More significantly, he is an obvious candidate for the role of the "Armenian Ivanishvili". After the failure of Karen Karapetyan in 2018, Moscow has not abandoned the implementation of the "Ivanishvili" project in Armenia. By many accounts, Ruben Vardanyan was the next candidate chosen for this role; the plan appeared robust and foolproof. The Kremlin’s oligarch-provocateur was supposed to first revive the separatist project in Garabagh, execute a revanchist programme, and then launch a political assault on Yerevan from the "Garabagh bridgehead". However, the outcome was exactly the opposite: the anti-terrorist raids put an end to hopes of revenge, and Vardanyan himself ended up in a Baku prison, where he is now serving a 20-year sentence with little hope of early release.
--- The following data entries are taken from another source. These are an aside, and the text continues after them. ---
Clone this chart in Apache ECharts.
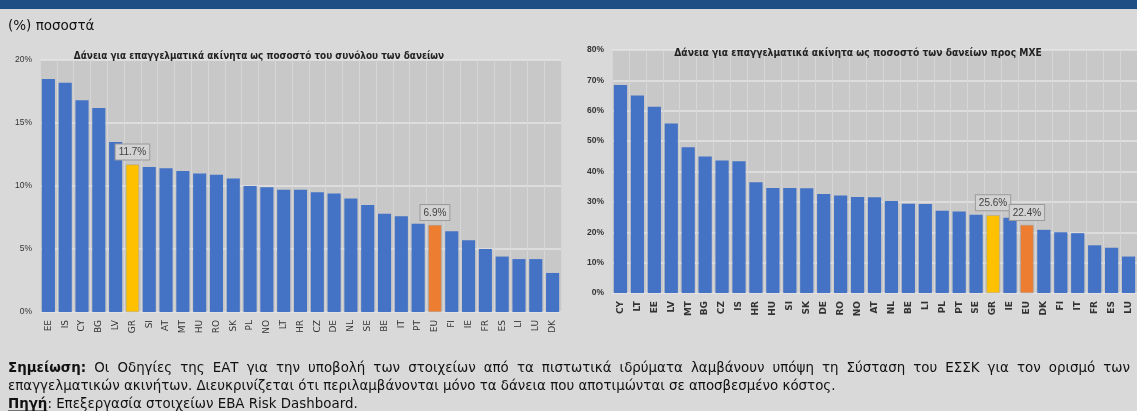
<!DOCTYPE html>
<html>
<head>
<meta charset="utf-8">
<script src="https://cdn.jsdelivr.net/npm/echarts@6/dist/echarts.min.js"></script>
<style>
  html, body { margin: 0; padding: 0; background: #d9d9d9; }
  #chart { width: 1137px; height: 411px; }
</style>
</head>
<body>
<div id="chart"></div>
<script>
// αριστερό γράφημα: % του συνόλου των δανείων
var catsTotal = ['EE','IS','CY','BG','LV','GR','SI','AT','MT','HU','RO','SK','PL','NO','LT','HR','CZ','DE','NL','SE','BE','IT','PT','EU','FI','IE','FR','ES','LI','LU','DK'];
var valsTotal = [18.5,18.2,16.8,16.2,13.5,11.7,11.5,11.4,11.2,11.0,10.9,10.6,10.0,9.9,9.7,9.7,9.5,9.4,9.0,8.5,7.8,7.6,7.0,6.9,6.4,5.7,5.0,4.4,4.2,4.2,3.1];

// δεξί γράφημα: % των δανείων προς ΜΧΕ
var catsSme = ['CY','LT','EE','LV','MT','BG','CZ','IS','HR','HU','SI','SK','DE','RO','NO','AT','NL','BE','LI','PL','PT','SE','GR','IE','EU','DK','FI','IT','FR','ES','LU'];
var valsSme = [68.5,65.0,61.3,55.8,48.0,44.9,43.6,43.4,36.5,34.6,34.6,34.5,32.6,32.1,31.6,31.5,30.3,29.4,29.3,27.1,26.8,25.8,25.6,24.8,22.4,20.8,20.0,19.7,15.7,14.9,12.0];

var ticksTotal = [0, 20, 5];
var ticksSme = [0, 80, 10];

var BLUE = '#4472c4', YELLOW = '#ffc000', ORANGE = '#ed7d31';
var NOTE_FONT = 'DejaVu Sans', NOTE_SIZE = 13.4;

function buildData(cats, vals) {
    return vals.map(function (v, i) {
        var item = { value: v };
        if (cats[i] === 'GR' || cats[i] === 'EU') {
            item.itemStyle = { color: cats[i] === 'GR' ? YELLOW : ORANGE, borderColor: '#a0a0a0', borderWidth: 0.5 };
            item.label = {
                show: true,
                position: 'top',
                distance: 5,
                formatter: function (p) { return p.value.toFixed(1) + '%'; },
                color: '#404040',
                fontSize: 10,
                fontFamily: 'Liberation Sans',
                backgroundColor: '#d2d2d2',
                borderColor: '#9a9a9a',
                borderWidth: 1,
                padding: [3, 3, 2, 3]
            };
        }
        return item;
    });
}

function xAxisFor(idx, cats, bold) {
    return {
        type: 'category',
        gridIndex: idx,
        data: cats,
        axisTick: { show: false },
        axisLine: { show: false },
        axisLabel: {
            rotate: 90,
            interval: 0,
            margin: 8,
            color: '#333',
            fontSize: 9,
            fontWeight: bold ? 'bold' : 'normal',
            fontFamily: 'DejaVu Sans'
        },
        splitLine: { show: true, interval: 0, lineStyle: { color: '#d6d6d6', width: 1 } }
    };
}

function yAxisFor(idx, t, bold) {
    return {
        type: 'value',
        gridIndex: idx,
        min: t[0], max: t[1], interval: t[2],
        axisLine: { show: false },
        axisTick: { show: false },
        axisLabel: {
            formatter: '{value}%',
            margin: 8,
            color: '#333',
            fontSize: 8.5,
            fontWeight: bold ? 'bold' : 'normal',
            fontFamily: 'Liberation Sans'
        },
        splitLine: { lineStyle: { color: '#e4e4e4', width: 1.5 } }
    };
}

// μέτρηση κειμένου για τη στοίχιση της πρώτης γραμμής της σημείωσης
var measureCtx = document.createElement('canvas').getContext('2d');
function textWidth(txt, bold) {
    measureCtx.font = (bold ? 'bold ' : '') + NOTE_SIZE + 'px "' + NOTE_FONT + '"';
    return measureCtx.measureText(txt).width;
}

function justifiedLine(words, boldCount, x0, x1, top) {
    var widths = words.map(function (w, i) { return textWidth(w, i < boldCount); });
    var sum = widths.reduce(function (a, b) { return a + b; }, 0);
    var gap = (x1 - x0 - sum) / (words.length - 1);
    var x = x0, out = [];
    words.forEach(function (w, i) {
        out.push({
            type: 'text', left: x, top: top,
            style: { text: w, fontSize: NOTE_SIZE, fontFamily: NOTE_FONT, fill: '#111', fontWeight: i < boldCount ? 'bold' : 'normal' }
        });
        x += widths[i] + gap;
    });
    return out;
}

var line1 = 'Σημείωση: Οι Οδηγίες της ΕΑΤ για την υποβολή των στοιχείων από τα πιστωτικά ιδρύματα λαμβάνουν υπόψη τη Σύσταση του ΕΣΣΚ για τον ορισμό των'.split(' ');
var pigiW = textWidth('Πηγή', true);

var myChart = echarts.init(document.getElementById('chart'));

var graphics = [
    { type: 'rect', left: 0, top: 0, shape: { width: 1137, height: 9 }, style: { fill: '#1f4e84' } },
    {
        type: 'text', left: 8, top: 19,
        style: { text: '(%) ποσοστά', fontSize: 13.5, fill: '#111', fontFamily: 'DejaVu Sans' }
    },
    {
        type: 'text', left: 8, top: 380,
        style: {
            text: 'επαγγελματικών ακινήτων. Διευκρινίζεται ότι περιλαμβάνονται μόνο τα δάνεια που αποτιμώνται σε αποσβεσμένο κόστος.',
            fontSize: NOTE_SIZE, fill: '#111', fontFamily: NOTE_FONT
        }
    },
    {
        type: 'text', left: 8, top: 398,
        style: {
            text: '{b|Πηγή}: Επεξεργασία στοιχείων EBA Risk Dashboard.',
            fontSize: NOTE_SIZE, fill: '#111', fontFamily: NOTE_FONT,
            rich: { b: { fontWeight: 'bold', fontSize: NOTE_SIZE, fontFamily: NOTE_FONT } }
        }
    },
    {
        type: 'line', shape: { x1: 8, y1: 411, x2: 8 + pigiW, y2: 411 },
        style: { stroke: '#111', lineWidth: 1 }
    }
].concat(justifiedLine(line1, 1, 8, 1130, 362));

var option = {
    backgroundColor: '#d9d9d9',
    animation: false,
    title: [
        {
            text: 'Δάνεια για επαγγελματικά ακίνητα ως ποσοστό του συνόλου των δανείων',
            left: 254, top: 46, textAlign: 'center',
            textStyle: { fontSize: 9.9, fontWeight: 'bold', color: '#222', fontFamily: 'DejaVu Sans Condensed' }
        },
        {
            text: 'Δάνεια για επαγγελματικά ακίνητα ως ποσοστό των δανείων προς ΜΧΕ',
            left: 853, top: 43, textAlign: 'center',
            textStyle: { fontSize: 10.2, fontWeight: 'bold', color: '#222', fontFamily: 'DejaVu Sans Condensed' }
        }
    ],
    grid: [
        { left: 40, top: 60, width: 521, height: 252, show: true, backgroundColor: '#c8c8c8', borderWidth: 0 },
        { left: 612, top: 50, width: 525, height: 243, show: true, backgroundColor: '#c8c8c8', borderWidth: 0 }
    ],
    xAxis: [xAxisFor(0, catsTotal, false), xAxisFor(1, catsSme, true)],
    yAxis: [yAxisFor(0, ticksTotal, false), yAxisFor(1, ticksSme, true)],
    series: [
        {
            type: 'bar', xAxisIndex: 0, yAxisIndex: 0,
            barCategoryGap: '22%',
            itemStyle: { color: BLUE },
            data: buildData(catsTotal, valsTotal)
        },
        {
            type: 'bar', xAxisIndex: 1, yAxisIndex: 1,
            barCategoryGap: '22%',
            itemStyle: { color: BLUE },
            data: buildData(catsSme, valsSme)
        }
    ],
    graphic: graphics
};

myChart.setOption(option);
</script>
</body>
</html>
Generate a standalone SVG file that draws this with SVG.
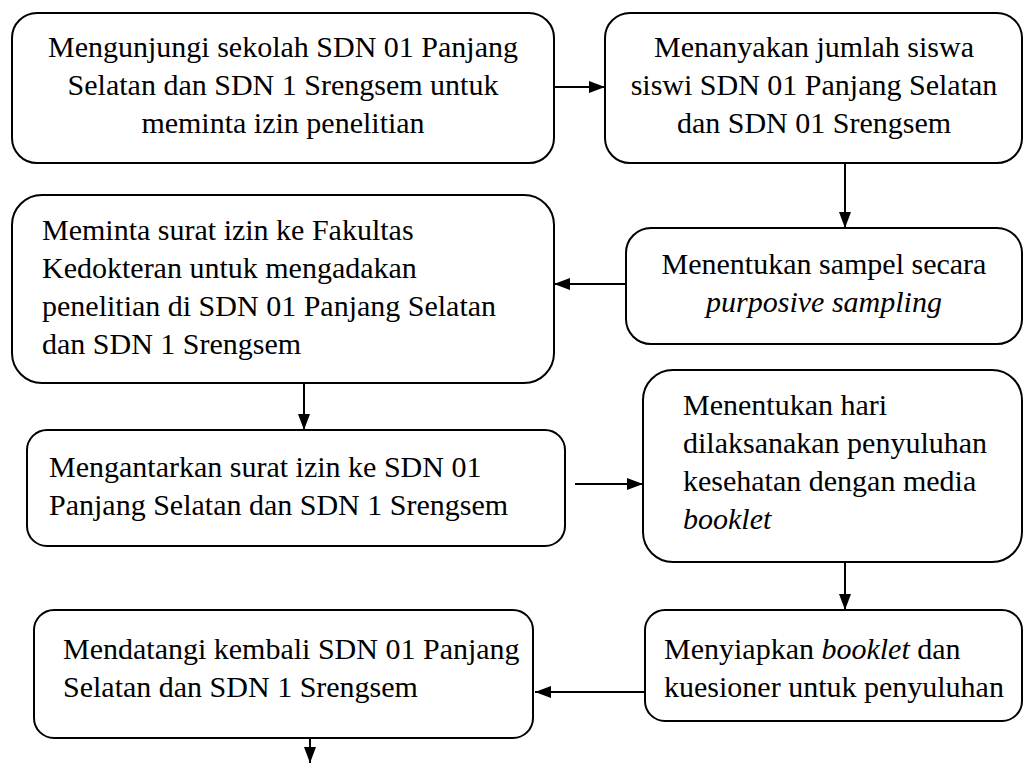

Now, Moscow is pulling a new ace and a new "Kremlin candidate" from its sleeve.
This is bad news for Robert Kocharyan, who until recently was considered the Kremlin’s favourite. Financial backing and informational support—all these Kremlin levers in Armenia will now work for Karapetyan. Within the Armenian political class, talk has already begun that Karapetyan is the one who can and must unite the Armenian opposition. He is already gathering Armenian political heavyweights under his banner.
Undoubtedly, the most distressing news for the Prime Minister is the defection of Armenia's first president, Levon Ter-Petrosyan, to Samvel Karapetyan's camp. Ter-Petrosyan stated this explicitly, while simultaneously delivering a harsh condemnation of Pashinyan’s anti-Church campaign. It should be noted that Ter-Petrosyan's party, the Armenian National Movement (which later became the Armenian National Congress), is where Pashinyan began his political career. Furthermore, he was one of the organisers of the rallies supporting Ter-Petrosyan after the controversial 2008 elections, where victory was "fabricated" for Serzh Sargsyan. It was specifically for his participation in those rallies that Nikol Pashinyan was imprisoned.
While other opposition leaders will divide the electorate that already detests the incumbent Prime Minister, Ter-Petrosyan will be siphoning off potential supporters from Nikol Pashinyan, with all the subsequent consequences for the latter. This does not, of course, guarantee Pashinyan’s defeat or Karapetyan’s victory. However, the June elections could provide many surprises that the incumbent Prime Minister may find difficult to manage.
Certainly, the June parliamentary elections are an internal Armenian affair. However, if the primary confrontation unfolds between supporters of Pashinyan—who, albeit by necessity, is promoting a peace agenda—and the revanchists, this directly affects the interests of Azerbaijan. Baku is naturally interested in Armenia fulfilling its obligations within the framework of the peace process. The politicians who comprise a significant portion of the revanchist camp have never been known for their scrupulous adherence to commitments. They could provide many unpleasant surprises—but for whom? Armenia is far more interested in a peace treaty than Azerbaijan, and it would be for the best if Armenian voters realise this in time.